Abstract Throughout the 1970s, controversy centered both on immunoassay "sensitivity" per se and on the relative sensitivities of labeled antibody (Ab) and labeled analyte methods. Our theoretical studies revealed that RIA sensitivities could be surpassed only by the use of very high-specificity nonisotopic labels in "noncompetitive" designs, preferably with monoclonal antibodies. The time-resolved fluorescence methodology known as DELFIA--developed in collaboration with LKB/Wallac--represented the first commercial "ultrasensitive" nonisotopic technique based on these theoretical insights, the same concepts being subsequently adopted in comparable methodologies relying on the use of chemiluminescent and enzyme labels. However, high-specific-activity labels also permit the development of "multianalyte" immunoassay systems combining ultrasensitivity with the simultaneous measurement of tens, hundreds, or thousands of analytes in a small biological sample.

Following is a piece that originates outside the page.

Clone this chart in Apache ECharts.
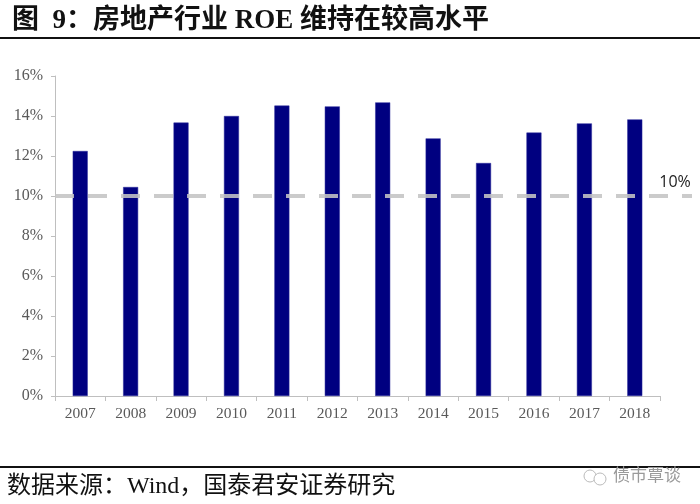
<!DOCTYPE html>
<html>
<head>
<meta charset="utf-8">
<script src="https://cdn.jsdelivr.net/npm/echarts@6/dist/echarts.min.js"></script>
<style>html,body{margin:0;padding:0;background:#fff}#c{width:700px;height:504px}</style>
</head>
<body>
<div id="c"></div>
<script>
const categories = ['2007','2008','2009','2010','2011','2012','2013','2014','2015','2016','2017','2018'];
const roeValues = [12.25, 10.45, 13.67, 14.0, 14.52, 14.48, 14.68, 12.88, 11.65, 13.17, 13.63, 13.83];
const refLevel = 10;
const refLabel = '10%';
const yTicks = {min: 0, max: 16, interval: 2};
const titleText = '图  9：房地产行业 ROE 维持在较高水平';
const sourceText = '数据来源：Wind，国泰君安证券研究';
const watermarkText = '债市覃谈';

const serif = "'Liberation Serif','Noto Sans CJK SC',serif";
const chart = echarts.init(document.getElementById('c'), null, {renderer: 'canvas'});
chart.setOption({
  animation: false,
  backgroundColor: '#ffffff',
  title: {
    text: titleText, left: 7, top: 3,
    textStyle: {fontFamily: serif, fontWeight: 'bold', fontSize: 27, color: '#111'}
  },
  grid: {left: 55, right: 40, top: 76, bottom: 108, containLabel: false},
  xAxis: {
    type: 'category', data: categories, boundaryGap: true,
    axisLine: {lineStyle: {color: '#bfbfbf', width: 1}},
    axisTick: {show: true, alignWithLabel: false, length: 5, lineStyle: {color: '#bfbfbf'}},
    axisLabel: {margin: 10, fontFamily: serif, fontSize: 15.5, color: '#595959'}
  },
  yAxis: {
    type: 'value', min: yTicks.min, max: yTicks.max, interval: yTicks.interval,
    axisLine: {show: true, lineStyle: {color: '#bfbfbf', width: 1}},
    axisTick: {show: true, length: 4, lineStyle: {color: '#bfbfbf'}},
    splitLine: {show: false},
    axisLabel: {margin: 12, fontFamily: serif, fontSize: 16, color: '#595959', formatter: '{value}%'}
  },
  series: [{
    type: 'bar', data: roeValues, barWidth: 15,
    itemStyle: {color: '#000080', borderColor: '#2a2a9a', borderWidth: 0.5},
    z: 2,
    markLine: {
      silent: true, symbol: 'none', z: 5,
      lineStyle: {color: '#c4c4c4', width: 4, type: [19, 14], opacity: 0.88},
      label: {show: false},
      data: [[{x: 55, yAxis: refLevel}, {x: 692, yAxis: refLevel}]]
    }
  }, {
    type: 'line', data: [], markPoint: {
      silent: true, symbol: 'rect', symbolSize: 0,
      label: {show: true, formatter: refLabel, fontFamily: "'Open Sans','Liberation Sans',sans-serif", fontSize: 16, color: '#222', position: 'inside', offset: [0, 0]},
      data: [{x: 675, yAxis: refLevel + 0.7}]
    }
  }],
  graphic: [
    {type: 'line', shape: {x1: 0, y1: 38, x2: 700, y2: 38}, style: {stroke: '#111', lineWidth: 2}},
    {type: 'line', shape: {x1: 0, y1: 467, x2: 700, y2: 467}, style: {stroke: '#111', lineWidth: 2}},
    {type: 'text', left: 7, top: 475, style: {text: sourceText, font: "24px 'Liberation Serif','Noto Sans CJK SC',serif", fill: '#111'}},
    {type: 'text', left: 613, top: 466, style: {text: watermarkText, font: "17px 'Noto Sans CJK SC',sans-serif", fill: '#9a9a9a'}},
    {type: 'circle', shape: {cx: 590, cy: 476, r: 6}, style: {fill: 'none', stroke: '#bbb', lineWidth: 1}},
    {type: 'circle', shape: {cx: 600, cy: 479, r: 6}, style: {fill: '#fff', stroke: '#bbb', lineWidth: 1}}
  ]
});
</script>
</body>
</html>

This possibility relies on simple, albeit hitherto-unexploited, physicochemical concepts. The first is that all immunoassays rely on the measurement of Ab occupancy by analyte. The second is that, provided the Ab concentration used is "vanishingly small," fractional Ab occupancy is independent of both Ab concentration and sample volume. This leads to the notion of "ratiometric" immunoassay, involving measurement of the ratio of signals (e.g., fluorescent signals) emitted by two labeled Abs, the first (a "sensor" Ab) deposited as a microspot on a solid support, the second (a "developing" Ab) directed against either occupied or unoccupied binding sites of the sensor Ab. Our preliminary studies of this approach have relied on a dual-channel scanning-laser confocal microscope, permitting microspots of area 100 microns 2 or less to be analyzed, and implying that an array of 10(6) Ab-containing microspots, each directed against a different analyte, could, in principle, be accommodated on an area of 1 cm2. Although measurement of such analyte numbers is unlikely ever to be required, the ability to analyze biological fluids for a wide spectrum of analystes is likely to transform immunodiagnostics in the next decade.